DNSサフィックスとDNSサーバーの確認
VPNアダプタに割り当てられるDNSサフィックス(例えば「corp.local」など)が正しく設定されているかを確認してください。Windows 10 Proのネットワーク接続詳細情報を見ると、以下のように表示されます。
接続特性: PPP アダプタ
DNSサフィックス: corp.local
IPv4 アドレス: 192.168.10.101
サブネットマスク: 255.255.255.255
DNSサーバー: 192.168.10.10
もしここが空欄だったり、DNSサーバーが外部のアドレスになっている場合はRRASかDHCPの構成を見直す必要があります。
ドメイン参加に必要な権限とイベントログの監視
物理的にドメイン コントローラーへ到達でき、DNS名前解決も問題ないのにドメイン参加エラーが出る場合は、権限や認証周りのトラブルが考えられます。
ドメイン参加に必要な権限
通常、「Domain Admin」ロール、あるいは「ドメインへコンピューターを追加する権限」があるユーザーアカウントを使ってドメイン参加を行います。

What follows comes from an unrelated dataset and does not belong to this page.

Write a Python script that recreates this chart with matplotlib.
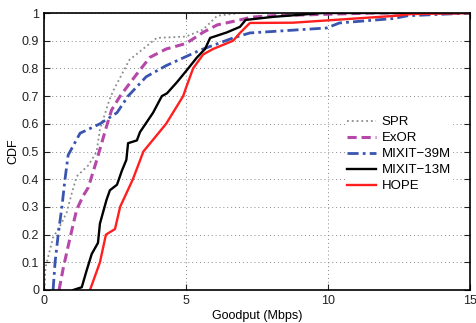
import matplotlib
matplotlib.use("Agg")
import matplotlib.pyplot as plt

plt.rcParams['font.family'] = ['Liberation Sans', 'DejaVu Sans']

# Goodput (Mbps) and CDF values
spr_x = [0.02, 0.05, 0.32, 0.56, 0.8, 0.98, 1.15, 1.56, 1.8, 1.86, 1.97, 2.3, 2.44, 2.85, 3.0, 3.97, 5.0, 5.6, 6.1, 6.9, 15.0]
spr_y = [0.0, 0.08, 0.19, 0.23, 0.28, 0.35, 0.41, 0.45, 0.49, 0.505, 0.58, 0.685, 0.72, 0.80, 0.83, 0.91, 0.915, 0.94, 0.99, 1.0, 1.0]

exor_x = [0.53, 0.68, 0.92, 1.15, 1.38, 1.56, 1.86, 2.2, 2.38, 2.68, 2.9, 3.27, 3.73, 4.3, 5.0, 5.6, 6.1, 6.9, 7.3, 8.0, 11.6, 15.0]
exor_y = [0.0, 0.08, 0.19, 0.29, 0.34, 0.37, 0.47, 0.59, 0.65, 0.70, 0.73, 0.78, 0.84, 0.87, 0.89, 0.93, 0.957, 0.975, 0.985, 0.99, 1.0, 1.0]

m39_x = [0.32, 0.39, 0.5, 0.63, 0.74, 0.85, 1.27, 1.97, 2.57, 2.96, 3.6, 4.3, 5.5, 6.66, 7.25, 9.96, 10.4, 12.3, 12.8, 15.0]
m39_y = [0.0, 0.1, 0.2, 0.3, 0.4, 0.487, 0.566, 0.60, 0.64, 0.70, 0.77, 0.81, 0.866, 0.91, 0.928, 0.946, 0.964, 0.98, 0.99, 1.0]

m13_x = [1.03, 1.33, 1.5, 1.68, 1.9, 1.97, 2.2, 2.32, 2.57, 2.74, 2.9, 2.96, 3.27, 3.38, 3.84, 4.15, 4.33, 4.68, 5.0, 5.39, 5.67, 5.85, 6.44, 6.9, 7.1, 8.06, 9.8, 15.0]
m13_y = [0.0, 0.01, 0.07, 0.13, 0.17, 0.24, 0.325, 0.36, 0.38, 0.43, 0.47, 0.53, 0.54, 0.57, 0.64, 0.70, 0.71, 0.75, 0.79, 0.84, 0.87, 0.91, 0.93, 0.95, 0.975, 0.986, 1.0, 1.0]

hope_x = [1.62, 1.97, 2.18, 2.5, 2.68, 3.13, 3.5, 4.3, 4.9, 5.0, 5.25, 5.6, 5.95, 6.66, 6.9, 7.25, 8.77, 12.4, 12.9, 15.0]
hope_y = [0.0, 0.1, 0.2, 0.22, 0.3, 0.4, 0.5, 0.6, 0.7, 0.73, 0.8, 0.85, 0.87, 0.9, 0.928, 0.964, 0.965, 0.99, 0.996, 1.0]

labels = ['SPR', 'ExOR', 'MIXIT\u221239M', 'MIXIT\u221213M', 'HOPE']
x_ticks = [0, 5, 10, 15]
y_ticks = [0, 0.1, 0.2, 0.3, 0.4, 0.5, 0.6, 0.7, 0.8, 0.9, 1]

fig = plt.figure(figsize=(4.77, 3.23), dpi=100)
ax = fig.add_axes([44/477, 33/323, 426/477, 277/323])

ax.plot(spr_x, spr_y, color='#8c8c8c', linestyle=':', lw=1.3, label=labels[0])
ax.plot(exor_x, exor_y, color='#b548a8', linestyle=(0, (3, 1.6)), lw=2.2, label=labels[1])
ax.plot(m39_x, m39_y, color='#3a55b0', linestyle=(0, (4, 1.5, 1, 1.5)), lw=2.0, label=labels[2])
ax.plot(m13_x, m13_y, color='black', linestyle='-', lw=1.7, label=labels[3])
ax.plot(hope_x, hope_y, color='#ff1f1f', linestyle='-', lw=1.7, label=labels[4])

ax.set_xlim(0, 15)
ax.set_ylim(0, 1)
ax.set_xticks(x_ticks)
ax.set_xticklabels([str(t) for t in x_ticks])
ax.set_yticks(y_ticks)
ax.set_yticklabels(['0'] + ['%.1f' % t for t in y_ticks[1:-1]] + ['1'])
ax.tick_params(direction='in', length=4, width=0.8, labelsize=9, top=True, right=True, colors='#222222')
ax.grid(True, linestyle=(0, (1, 3)), color='#888888', lw=0.7)
for s in ax.spines.values():
    s.set_linewidth(1.2)
ax.set_xlabel('Goodput (Mbps)', fontsize=9, labelpad=2)
ax.set_ylabel('CDF', fontsize=9, labelpad=2)

leg = ax.legend(loc='upper left', bbox_to_anchor=(338/477, 1 - 107/323), bbox_transform=fig.transFigure,
                frameon=True, fancybox=False, edgecolor='none', facecolor='white', framealpha=1,
                fontsize=9.5, handlelength=2.2, handletextpad=0.4, labelspacing=0.28, borderpad=0.2)

fig.savefig('out.png', dpi=100)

万が一権限が不足していると、「ドメイン コントローラーが見つかりません」あるいは「アクセスが拒否されました」のエラーが出る可能性があります。
運用方針によってはオーガニゼーションユニット(OU)やコンピューターアカウントを事前に作成しておくこともありますが、いずれにせよドメイン参加を行う権限が正しく設定されているかを確認してください。
イベントビューアでのトラブルシューティング
クライアントPC、RRASサーバー、ドメイン コントローラーのそれぞれのイベントビューア(特に「Windows ログ → システム」「アプリケーションとサービス ログ → Microsoft → Windows → DNS-Client」「Directory Services ログ」など)を確認すると、DNSエラーや認証エラーの詳細が記録されている場合があります。
例えば、下記のようなイベントが見つかるかもしれません。
- Event ID 1055:Group PolicyのDNS名解決エラー
- Event ID 5719:NETLOGONサーバーへの接続エラー
- Event ID 40960:LsaSrv (セキュリティパッケージ) の失敗
これらのログが出ている場合は、DNSやNetlogon、Kerberos認証周りの設定を一段深く調べる必要があります。
まとめ
RRASを使ったVPNでドメイン参加できない問題は、多くの場合DNS設定の不備が根本原因となります。加えて、静的ルートの設定漏れやファイアウォールポートの未開放、クライアント側のVPN設定の不備など複合的に要因が絡み合います。
以下のポイントを押さえることで、トラブルシュートが格段にスムーズになります。
- VPNクライアントが正しいDNSサーバーを取得しているか
- RRASサーバーやルーターに必要な静的ルートが設定されているか
- ドメイン参加に必須なポートやプロトコルがファイアウォールで許可されているか
- クライアント側の権限やドメイン参加手順が正しいか
- イベントビューアのログを確認し、原因を特定する
こうした手順を踏むことで、VPN経由のドメイン参加は円滑に行えるはずです。特にDNS周りとルーティングの設定をしっかり押さえることが、問題解決の鍵となります。
社内のネットワーク設計やセキュリティポリシーに合わせて設定を見直し、トラブルなくリモートワークを続けられるよう最適化していきましょう。